The End of the (Mythicist) Age

The End of the (Mythicist) Age February 16, 2011

In an attempt to make mythicism seem more plausible, some mythicists attempt to push the time in which the (purely celestial/mythical) activity of Jesus is set back in time, away from the time of Paul, so that the latter would not be in a position to know whether Jesus was a real, historical human being or not.

Like most everything about mythicism, this is not strictly speaking impossible – but neither is it probable, nor is it persuasive.

In such contexts I often mention Paul’s references to “the Lord’s brother” and Jesus’ being “of David according to the flesh.” But there is much more to the picture than that, and it is the overall framework of Paul’s Christian faith that mythicism fails to do justice to, and not only individual details.

Paul’s theology is focused on the arrival of the end of the age. Resurrection was not something that just happened to Jesus in Paul’s system. Paul shared the widespread Jewish belief that resurrection was the form that the afterlife would take: God would raise the dead and judge them as part of the process of bringing in his kingdom. To make sense of the oddity of believing that Jesus had been raised independently of the rest of humankind, Paul (like many other early Christians) posited a brief period during which the good news would be proclaimed, and then the end would come. Paul assumed, in 1 Thessalonians, that he would still be alive when this happened.

Are we really to take seriously that Jesus was supposed to have lived in some remote or uncertain time, and that this belief (of which we have no earlier trace whatsoever) suddenly persuaded Paul and others around the middle of the first century that the end of all things was then near? Or even more implausibly, shall we follow the lead of those mythicists who propose that, even though resurrection was a Jewish belief about something that happened to human beings, originally the story of Jesus was not focused on a human person at all, but on a purely celestial savior?

Once again, nothing is impossible. But fortunately most people not engaged in online debates seem to agree that an opinion not having been shown to be impossible does not mean that one has good reason to accept that it is true.

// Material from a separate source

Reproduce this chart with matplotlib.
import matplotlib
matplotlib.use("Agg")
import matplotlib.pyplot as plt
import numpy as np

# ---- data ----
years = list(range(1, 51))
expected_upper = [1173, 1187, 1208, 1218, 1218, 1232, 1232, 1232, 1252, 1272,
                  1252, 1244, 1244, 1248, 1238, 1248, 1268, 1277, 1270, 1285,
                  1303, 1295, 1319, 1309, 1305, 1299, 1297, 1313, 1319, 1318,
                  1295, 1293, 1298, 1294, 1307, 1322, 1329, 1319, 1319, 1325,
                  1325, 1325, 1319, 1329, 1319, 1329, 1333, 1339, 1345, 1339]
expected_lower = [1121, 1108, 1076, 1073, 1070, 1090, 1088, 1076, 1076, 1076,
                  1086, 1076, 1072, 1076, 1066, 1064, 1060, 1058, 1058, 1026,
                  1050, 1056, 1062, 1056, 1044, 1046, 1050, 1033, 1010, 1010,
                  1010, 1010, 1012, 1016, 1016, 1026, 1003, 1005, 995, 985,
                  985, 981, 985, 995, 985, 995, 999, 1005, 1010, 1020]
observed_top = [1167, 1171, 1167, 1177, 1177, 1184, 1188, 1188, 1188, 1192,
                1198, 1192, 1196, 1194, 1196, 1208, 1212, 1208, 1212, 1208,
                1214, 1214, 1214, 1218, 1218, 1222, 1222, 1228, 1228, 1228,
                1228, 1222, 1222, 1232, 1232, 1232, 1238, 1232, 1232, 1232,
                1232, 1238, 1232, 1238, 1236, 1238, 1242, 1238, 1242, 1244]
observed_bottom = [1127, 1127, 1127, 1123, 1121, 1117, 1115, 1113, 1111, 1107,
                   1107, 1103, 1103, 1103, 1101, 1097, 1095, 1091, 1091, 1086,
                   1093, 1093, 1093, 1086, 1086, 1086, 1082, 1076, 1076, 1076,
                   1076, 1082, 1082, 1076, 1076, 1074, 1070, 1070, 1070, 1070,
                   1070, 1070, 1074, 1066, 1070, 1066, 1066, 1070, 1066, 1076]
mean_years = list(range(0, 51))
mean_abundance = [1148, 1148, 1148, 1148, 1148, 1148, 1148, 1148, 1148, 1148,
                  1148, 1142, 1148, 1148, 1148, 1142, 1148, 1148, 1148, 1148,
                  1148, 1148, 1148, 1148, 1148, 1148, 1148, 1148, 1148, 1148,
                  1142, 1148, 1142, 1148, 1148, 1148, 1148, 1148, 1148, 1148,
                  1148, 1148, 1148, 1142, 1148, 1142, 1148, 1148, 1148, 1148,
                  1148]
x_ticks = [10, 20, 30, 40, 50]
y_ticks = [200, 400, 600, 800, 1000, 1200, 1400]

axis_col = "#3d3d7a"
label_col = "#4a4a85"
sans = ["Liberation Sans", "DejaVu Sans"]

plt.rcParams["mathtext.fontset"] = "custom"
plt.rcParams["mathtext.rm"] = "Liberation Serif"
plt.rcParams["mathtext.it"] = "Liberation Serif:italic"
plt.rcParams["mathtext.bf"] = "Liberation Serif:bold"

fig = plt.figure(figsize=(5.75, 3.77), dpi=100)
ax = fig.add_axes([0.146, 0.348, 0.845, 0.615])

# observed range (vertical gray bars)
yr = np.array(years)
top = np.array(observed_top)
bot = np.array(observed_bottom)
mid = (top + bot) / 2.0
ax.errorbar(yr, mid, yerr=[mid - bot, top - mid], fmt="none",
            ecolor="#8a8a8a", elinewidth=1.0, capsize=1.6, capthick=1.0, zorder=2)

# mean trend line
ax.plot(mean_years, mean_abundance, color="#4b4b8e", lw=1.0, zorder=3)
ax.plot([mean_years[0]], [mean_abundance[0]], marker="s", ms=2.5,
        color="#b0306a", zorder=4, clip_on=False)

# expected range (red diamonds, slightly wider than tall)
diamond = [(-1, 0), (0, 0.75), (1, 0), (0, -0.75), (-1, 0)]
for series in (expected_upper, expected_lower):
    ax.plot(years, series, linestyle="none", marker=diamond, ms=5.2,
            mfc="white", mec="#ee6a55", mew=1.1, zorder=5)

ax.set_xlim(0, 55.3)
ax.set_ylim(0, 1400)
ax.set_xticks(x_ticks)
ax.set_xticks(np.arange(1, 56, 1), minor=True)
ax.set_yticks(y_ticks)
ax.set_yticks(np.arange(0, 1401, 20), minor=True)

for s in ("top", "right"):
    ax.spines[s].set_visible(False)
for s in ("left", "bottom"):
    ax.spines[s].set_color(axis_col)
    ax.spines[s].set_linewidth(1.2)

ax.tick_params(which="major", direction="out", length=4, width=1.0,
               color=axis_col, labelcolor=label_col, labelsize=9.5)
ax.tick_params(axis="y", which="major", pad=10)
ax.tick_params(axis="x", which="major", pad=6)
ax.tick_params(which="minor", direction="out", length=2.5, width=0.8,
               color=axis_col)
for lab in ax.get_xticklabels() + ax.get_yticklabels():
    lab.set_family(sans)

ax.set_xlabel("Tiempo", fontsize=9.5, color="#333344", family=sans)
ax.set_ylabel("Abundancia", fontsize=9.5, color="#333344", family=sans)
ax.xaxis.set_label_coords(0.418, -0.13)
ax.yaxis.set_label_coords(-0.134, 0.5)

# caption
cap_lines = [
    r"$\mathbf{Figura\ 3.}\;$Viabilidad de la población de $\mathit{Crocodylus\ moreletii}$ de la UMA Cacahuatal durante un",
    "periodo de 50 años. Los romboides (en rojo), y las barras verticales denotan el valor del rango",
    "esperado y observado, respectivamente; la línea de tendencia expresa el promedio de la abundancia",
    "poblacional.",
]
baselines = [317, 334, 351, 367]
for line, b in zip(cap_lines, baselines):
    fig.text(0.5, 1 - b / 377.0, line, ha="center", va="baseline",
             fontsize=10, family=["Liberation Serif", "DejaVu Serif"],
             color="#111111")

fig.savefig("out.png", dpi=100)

Hopefully this brief post provides a broader picture of why the evidence we have from Paul’s letters does not seem to scholars to fit with the claims that some mythicists make. Often it seems to me that the reason mythicism seems plausible to some people is that they understand the meaning of terms like “resurrection” and “Messiah,” the nature of Jesus, and the appropriate way to interpret the Bible (as allegory) not in the way scholars and historians do, but (perhaps somewhat ironically) in the manner advocated in certain strands of the Christian faith. Mythicism is at its heart a rejection of the existence of the “Christ of faith.” But historians have long been investigating, and finding evidence for, a “Jesus of history” who looks very different from the Christ that fundamentalist and mythicist apologists go back and forth about, and either accept or deny in his entirety.